Этого модельера, бывшего мужа кинозвезды, не признавали на Седьмой авеню, но он создавал элегантную и простую одежду, которая нравилась Джекки. К тому же он развлекал ее как европейский кутюрье. Хотя его и обидело то обстоятельство, что она решила работать с Бергдорфом над своим инаугурационным платьем, Джекки чувствовала, что Кассини можно смело доверить заботу о ее гардеробе, который занимал большую часть ее времени в Палм-Бич. В декабре она написала ему подробное письмо, в котором говорила о том, что конкретно нужно для нее сделать.

«Дорогой Олег!

Слава Богу, весь страх позади — мне не пришлось нарушить слов, данных Бергдорфу и вам. Теперь я понимаю, что чувствовал бедный Джек, когда сказал троим, что они могут стать государственными секретарями!

Но я все же думаю, что вы не в обиде, не так ли? Вы вели себя как настоящий джентльмен, каковым и являетесь.

Это письмо представляет из себя лишь ряд невнятных мыслей. Но мне необходимо все привести в порядок и обдумать все детали, иначе у меня просто не будет сил сделать то, что я должна сделать».

Затем она объяснила ему, какие требования предъявляет своему модельеру. Самым важным для нее было то, чтобы одежда отличалась оригинальностью.

«Позаботьтесь о том, чтобы никто не носил такой одежды, как у меня, — писала она. — Я думаю, что вы захотите взять некоторые из моих платьев для вашей коллекции, но мне хочется, чтобы моя одежда принадлежала только мне, и я не желаю видеть в ней разных там маленьких толстушек. Вы лучше меня знаете, как поступить, чтобы никто не наладил выпуск дешевых подделок. Я хочу, чтобы ни у кого не было таких платьев, как у меня. Так что заранее никому не следует говорить о моих нарядах…

А теперь я заканчиваю письмо, и вот еще кое-что напоследок:

1) Извините, что не обратилась к вам с самого начала. Теперь я совершенно счастлива.

2) Защитите меня — я у всех на виду и не знаю, как избежать этого.

3) Будьте добры доставить мне все необходимое вовремя, так, чтобы я ни о чем не волновалась.

4) Имейте в виду, что каждый раз, когда вы будете посещать Белый дом, вы должны обедать с нами и развлекать бедного президента и его жену в этом ужасном месте.

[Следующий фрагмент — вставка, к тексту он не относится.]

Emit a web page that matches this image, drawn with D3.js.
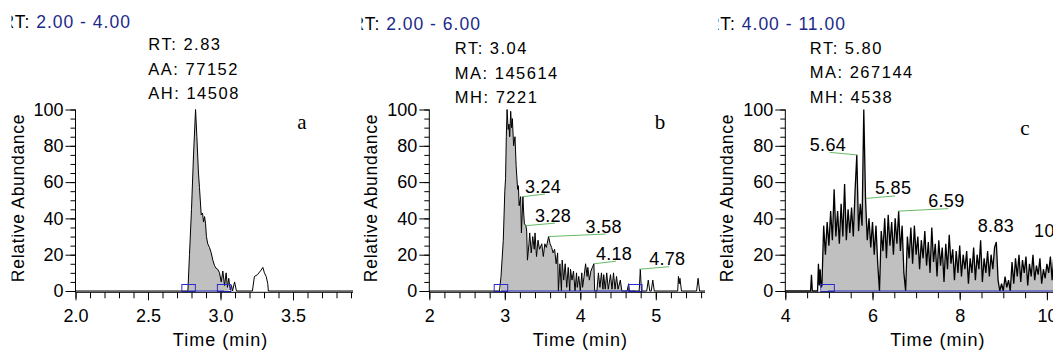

5) Я всегда считала, что, если мы с Джеком отправимся в официальную поездку во Францию, я тайно пойду к Живанши и закажу там себе одежду, чтобы мне не было стыдно появляться на людях. Но теперь я знаю, что мне нет нужды делать это. Вы создаете такую прекрасную одежду».

Джекки не рассматривала инаугурационный бал как вечеринку и считала его политическим событием. Но так как во время бала ей предстояло стать центром внимания публики и телевизионщиков, она решила играть роль первой леди, которая, по ее мнению, должна быть ничем не хуже королевы.